Simplify the equation: \[ \frac{1}{2} mv^2 = \frac{G m m_E}{R_E + h} - \frac{G m m_E}{R_E} \] \[ v^2 = 2G m_E \left(\frac{1}{R_E} - \frac{1}{R_E + h}\right) \] \[ v^2 = 2G m_E \left(\frac{R_E + h - R_E}{R_E (R_E + h)}\right) \] \[ v^2 = 2G m_E \left(\frac{h}{R_E (R_E + h)}\right) \]Thus, solving for \(v\), we have: \[ v = \sqrt{\frac{2G m_E h}{R_E (R_E + h)}} \]

Key concepts

Conservation of Mechanical Energy

One of the core ideas in physics is the conservation of mechanical energy. This principle posits that the total mechanical energy (the sum of potential and kinetic energy) in an isolated system remains constant if only conservative forces, such as gravity, act on it.
When the hammer is dropped from a height, its initial energy is purely gravitational potential energy because it starts from rest, meaning it has no kinetic energy initially. As the hammer falls, it loses potential energy, which transfers to kinetic energy as the hammer speeds up. By the time the hammer reaches the Earth's surface, all the gravitational potential energy has been converted into kinetic energy.
This concept can be represented mathematically through the equation:

• Initial Potential Energy + Initial Kinetic Energy = Final Potential Energy + Final Kinetic Energy

Since the hammer is dropped from rest, the initial kinetic energy is zero, simplifying our calculations significantly.

Gravitational Constant

The gravitational constant, denoted as \(G\), is a key factor in the calculations involving gravitational forces between two masses. It represents the strength of gravity on a universal scale. The gravitation constant has a value of approximately \(6.674 \times 10^{-11} \text{Nm}^2/\text{kg}^2\), which indicates the small magnitude of the gravitational force compared to other fundamental forces such as electromagnetism.
In this exercise, \(G\) is used to determine the gravitational potential energy of the hammer both at its initial height and at the Earth's surface. This involves the formula:

• Gravitational Potential Energy at a distance \(r\) from the Earth's center: \(-\frac{G m m_E}{r}\)
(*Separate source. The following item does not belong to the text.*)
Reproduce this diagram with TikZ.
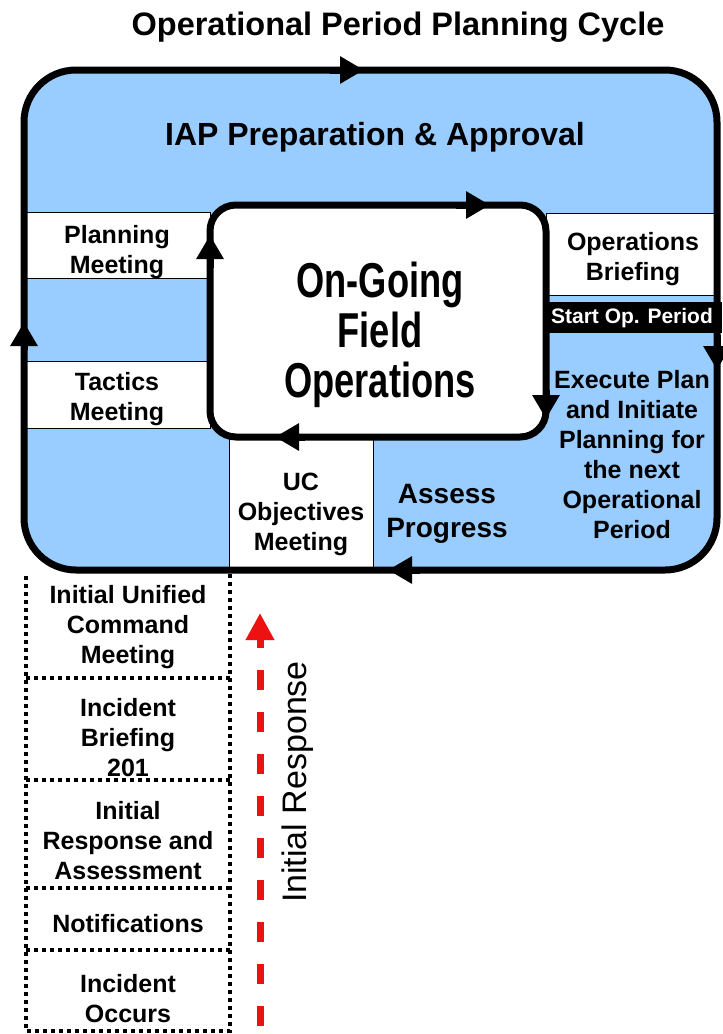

The gravitational constant is crucial for calculating the gravitational interaction in various contexts, spanning from small-scale physical objects to celestial bodies.

Kinetic Energy

Kinetic energy is the energy that an object possesses due to its motion. When the hammer is released and falls under the force of gravity, it accelerates towards the Earth, gaining velocity. This increase in velocity translates the potential energy it had while at rest at a height into kinetic energy.
The formula for kinetic energy is given by:

• \( K = \frac{1}{2} mv^2 \)

where \(m\) is the mass of the hammer and \(v\) is its velocity.
As the hammer falls, the potential energy decreases and its kinetic energy increases, conserving the total mechanical energy of the system. This balance continues until the hammer makes contact with the Earth's surface.

Earth's Radius

The radius of Earth, denoted as \(R_E\), is an essential parameter when calculating gravitational potential energy for objects located at a significant height from the planet’s surface. It measures approximately 6,371 kilometers and plays a vital role in determining the gravitational effects experienced by objects within the Earth's gravitational field.
In our exercise, Earth's radius is used to calculate the initial and final gravitational potential energies of the hammer. The initial potential energy accounts for the distance of \(R_E + h\), while the final potential energy considers the distance \(R_E\).
Understanding and incorporating Earth’s radius is critical, especially when dealing with space-related physics problems, as it outlines the scale and influence of gravitational forces acting at various distances from the Earth's center.